Chérif Keïta teaches Francophone literature of Africa and the Caribbean, as well as advanced languages courses. A native of Mali, he has published books and articles on both social and literary problems in contemporary Africa. His special interests include the novel and social change in Mali, oral tradition, and the relationship between music(traditional and modern), literature and culture in Africa. Professor Keïta is also an award-winning documentary filmmaker, with a trilogy of films about some of the founding figures of the African national Congress of South Africa.

About the Talk:

In 2009, I completed a documentary film titled, "Cemetery Stories: A Rebel Missionary in South Africa" as part of a trilogy on the missionary origins of the South African liberation movement. It is summarized in these words: "Cornfields and Tembalihle, two communities in the Midlands of KwaZulu-Natal(South Africa), resisted forced removals from their land for more than 90 years, first under British colonialism and later under Apartheid. Labeled as "black spots" and "informal settlements", they survived this long ordeal of constant harassment to become the first communities in post-Apartheid South Africa to benefit from the new land dispensation laws. Oral stories said that American missionary William Cullen Wilcox had challenged official mission policy to establish their twin settlements in 1912 as a bulwark against aggressive colonial land-grabbing schemes.
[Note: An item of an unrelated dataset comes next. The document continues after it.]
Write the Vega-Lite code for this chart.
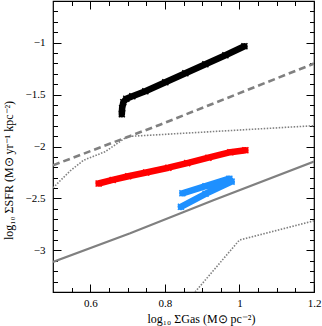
{
  "$schema": "https://vega.github.io/schema/vega-lite/v6.json",
  "width": 261,
  "height": 291,
  "autosize": {"type": "none"},
  "padding": {"left": 53, "top": 1, "right": 8, "bottom": 34},
  "background": "white",
  "config": {
    "view": {"stroke": "black", "strokeWidth": 1.2},
    "axis": {
      "labelFont": "Liberation Serif",
      "titleFont": "Liberation Serif",
      "labelFontSize": 11,
      "titleFontSize": 12,
      "titleFontWeight": "normal",
      "labelColor": "black",
      "titleColor": "black",
      "grid": false,
      "tickColor": "black",
      "tickWidth": 1,
      "domain": false
    }
  },
  "datasets": {
    "curves": [
      {"curve": "solid", "i": 0, "x": 0.5, "y": -3.11},
      {"curve": "solid", "i": 1, "x": 0.707, "y": -2.835},
      {"curve": "solid", "i": 2, "x": 0.93, "y": -2.517},
      {"curve": "solid", "i": 3, "x": 1.2, "y": -2.144},
      {"curve": "dashed", "i": 0, "x": 0.5, "y": -2.181},
      {"curve": "dashed", "i": 1, "x": 0.787, "y": -1.79},
      {"curve": "dashed", "i": 2, "x": 1.2, "y": -1.202},
      {"curve": "dotted1", "i": 0, "x": 0.5, "y": -2.398},
      {"curve": "dotted1", "i": 1, "x": 0.546, "y": -2.235},
      {"curve": "dotted1", "i": 2, "x": 0.582, "y": -2.132},
      {"curve": "dotted1", "i": 3, "x": 0.64, "y": -2.05},
      {"curve": "dotted1", "i": 4, "x": 0.699, "y": -1.904},
      {"curve": "dotted1", "i": 5, "x": 1.2, "y": -1.8},
      {"curve": "dotted2", "i": 0, "x": 0.881, "y": -3.4},
      {"curve": "dotted2", "i": 1, "x": 1.0, "y": -2.9},
      {"curve": "dotted2", "i": 2, "x": 1.2, "y": -2.715}
    ],
    "tracks": [
      {"series": "black", "i": 0, "x": 0.6846, "y": -1.689},
      {"series": "black", "i": 1, "x": 0.6854, "y": -1.632},
      {"series": "black", "i": 2, "x": 0.6886, "y": -1.574},
      {"series": "black", "i": 3, "x": 0.6966, "y": -1.54},
      {"series": "black", "i": 4, "x": 0.7128, "y": -1.516},
      {"series": "black", "i": 5, "x": 0.7477, "y": -1.468},
      {"series": "black", "i": 6, "x": 0.8013, "y": -1.382},
      {"series": "black", "i": 7, "x": 0.855, "y": -1.295},
      {"series": "black", "i": 8, "x": 0.9087, "y": -1.209},
      {"series": "black", "i": 9, "x": 0.9624, "y": -1.122},
      {"series": "black", "i": 10, "x": 1.0134, "y": -1.036},
      {"series": "red", "i": 0, "x": 0.6223, "y": -2.356},
      {"series": "red", "i": 1, "x": 0.66, "y": -2.322},
      {"series": "red", "i": 2, "x": 0.702, "y": -2.286},
      {"series": "red", "i": 3, "x": 0.75, "y": -2.25},
      {"series": "red", "i": 4, "x": 0.8094, "y": -2.204},
      {"series": "red", "i": 5, "x": 0.86, "y": -2.16},
      {"series": "red", "i": 6, "x": 0.9168, "y": -2.108},
      {"series": "red", "i": 7, "x": 0.9758, "y": -2.055},
      {"series": "red", "i": 8, "x": 1.016, "y": -2.036},
      {"series": "blue", "i": 0, "x": 0.847, "y": -2.45},
      {"series": "blue", "i": 1, "x": 0.909, "y": -2.382},
      {"series": "blue", "i": 2, "x": 0.973, "y": -2.31},
      {"series": "blue", "i": 3, "x": 0.979, "y": -2.338},
      {"series": "blue", "i": 4, "x": 0.909, "y": -2.455},
      {"series": "blue", "i": 5, "x": 0.843, "y": -2.58}
    ]
  },
  "layer": [
    {
      "data": {"name": "curves"},
      "transform": [{"filter": "datum.curve === 'solid'"}],
      "mark": {"type": "line", "color": "#808080", "strokeWidth": 2.2, "clip": true},
      "encoding": {
        "x": {"field": "x", "type": "quantitative", "scale": {"domain": [0.5, 1.2], "nice": false, "zero": false},
          "axis": {"orient": "bottom", "values": [0.6, 0.8, 1, 1.2], "format": "~g", "ticks": false, "tickSize": 0, "labelPadding": 5, "labelFlush": false, "labelOverlap": false,
            "title": "log₁₀ ΣGas (M⊙ pc⁻²)", "titleX": 148, "titleY": 30, "titleAlign": "center", "titleBaseline": "alphabetic"}},
        "y": {"field": "y", "type": "quantitative", "scale": {"domain": [-3.4, -0.6], "nice": false, "zero": false},
          "axis": {"orient": "left", "values": [-3, -2.5, -2, -1.5, -1], "format": "~g", "ticks": false, "tickSize": 0, "labelPadding": 8, "labelFlush": false, "labelOverlap": false,
            "title": "log₁₀ ΣSFR (M⊙ yr⁻¹ kpc⁻²)", "titleX": -41, "titleY": 169, "titleAngle": 270, "titleAlign": "center", "titleBaseline": "alphabetic"}},
        "order": {"field": "i", "type": "quantitative"}
      }
    },
    {
      "data": {"name": "curves"},
      "transform": [{"filter": "datum.curve === 'dashed'"}],
      "mark": {"type": "line", "color": "#808080", "strokeWidth": 2.6, "strokeDash": [7, 4], "clip": true},
      "encoding": {
        "x": {"field": "x", "type": "quantitative",
          "axis": {"orient": "bottom", "values": [0.6, 0.8, 1, 1.2], "labels": false, "ticks": true, "tickSize": 8, "offset": -8, "title": null}},
        "y": {"field": "y", "type": "quantitative",
          "axis": {"orient": "left", "values": [-3, -2.5, -2, -1.5, -1], "labels": false, "ticks": true, "tickSize": 8, "offset": -8, "title": null}},
        "order": {"field": "i", "type": "quantitative"}
      }
    },
    {
      "data": {"name": "curves"},
      "transform": [{"filter": "datum.curve === 'dotted1' || datum.curve === 'dotted2'"}],
      "mark": {"type": "line", "color": "#808080", "strokeWidth": 1.6, "strokeDash": [1.5, 1.5], "clip": true},
      "encoding": {
        "x": {"field": "x", "type": "quantitative",
          "axis": {"orient": "bottom", "values": [0.55, 0.65, 0.7, 0.75, 0.85, 0.9, 0.95, 1.05, 1.1, 1.15], "labels": false, "ticks": true, "tickSize": 4.5, "offset": -4.5, "title": null}},
        "y": {"field": "y", "type": "quantitative",
          "axis": {"orient": "left", "values": [-3.3, -3.2, -3.1, -2.9, -2.8, -2.7, -2.6, -2.4, -2.3, -2.2, -2.1, -1.9, -1.8, -1.7, -1.6, -1.4, -1.3, -1.2, -1.1, -0.9, -0.8, -0.7], "labels": false, "ticks": true, "tickSize": 4.5, "offset": -4.5, "title": null}},
        "detail": {"field": "curve"},
        "order": {"field": "i", "type": "quantitative"}
      }
    },
    {
      "data": {"name": "tracks"},
      "mark": {"type": "line", "strokeWidth": 6.5, "strokeCap": "round", "strokeJoin": "round", "clip": true},
      "encoding": {
        "x": {"field": "x", "type": "quantitative",
          "axis": {"orient": "top", "values": [0.6, 0.8, 1, 1.2], "labels": false, "ticks": true, "tickSize": 8, "offset": -8, "title": null}},
        "y": {"field": "y", "type": "quantitative",
          "axis": {"orient": "right", "values": [-3, -2.5, -2, -1.5, -1], "labels": false, "ticks": true, "tickSize": 8, "offset": -8, "title": null}},
        "color": {"field": "series", "type": "nominal", "scale": {"domain": ["black", "red", "blue"], "range": ["#000000", "#ff0000", "#1e90ff"]}, "legend": null},
        "detail": {"field": "series"},
        "order": {"field": "i", "type": "quantitative"}
      }
    },
    {
      "data": {"name": "tracks"},
      "mark": {"type": "point", "shape": "M-1,-1L1,1M-1,1L1,-1", "filled": false, "strokeWidth": 1.5, "size": 36, "opacity": 1, "clip": true},
      "encoding": {
        "x": {"field": "x", "type": "quantitative",
          "axis": {"orient": "top", "values": [0.55, 0.65, 0.7, 0.75, 0.85, 0.9, 0.95, 1.05, 1.1, 1.15], "labels": false, "ticks": true, "tickSize": 4.5, "offset": -4.5, "title": null}},
        "y": {"field": "y", "type": "quantitative",
          "axis": {"orient": "right", "values": [-3.3, -3.2, -3.1, -2.9, -2.8, -2.7, -2.6, -2.4, -2.3, -2.2, -2.1, -1.9, -1.8, -1.7, -1.6, -1.4, -1.3, -1.2, -1.1, -0.9, -0.8, -0.7], "labels": false, "ticks": true, "tickSize": 4.5, "offset": -4.5, "title": null}},
        "color": {"field": "series", "type": "nominal", "scale": {"domain": ["black", "red", "blue"], "range": ["#000000", "#ff0000", "#1e90ff"]}, "legend": null}
      }
    }
  ],
  "resolve": {"axis": {"x": "independent", "y": "independent"}}
}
Almost a century after their creation, the two communities are reunited, as they had long wished, with the descendants of William Cullen and Ida Belle Wilcox, the rebel missionaries whose radical support for racial equality and social justice had led them to mentor decades earlier the future first President of the ANC, John Langalibalele Dube(1871-1946)  and to open the doors of US education to a number of promising black South African youth in the late 19th century." This talk will be about the journey that led Reverend William Cullen Wilcox (1850-1928) and his wife Ida Belle Clary(1858-1940), from Northfield, Minnesota, to the British colony of Natal(South Africa), where they labored as missionaries of the American Board, from 1881 until 1917, when they were driven out of South Africa for their support for human rights and full citizenship for the black colonial subjects. Considered for a long time as "failures" upon their return to the US, and ignored by both politicians and historians in South Africa, William Cullen and Ida belle Wilcox were posthumously recognized in 2009 with the Award of the Companions of O.R. Tambo in Silver for their pioneering role in the South African liberation struggle. In the course of the talk, I will show clips of "Cemetery Stories: A Rebel Missionary in South Africa."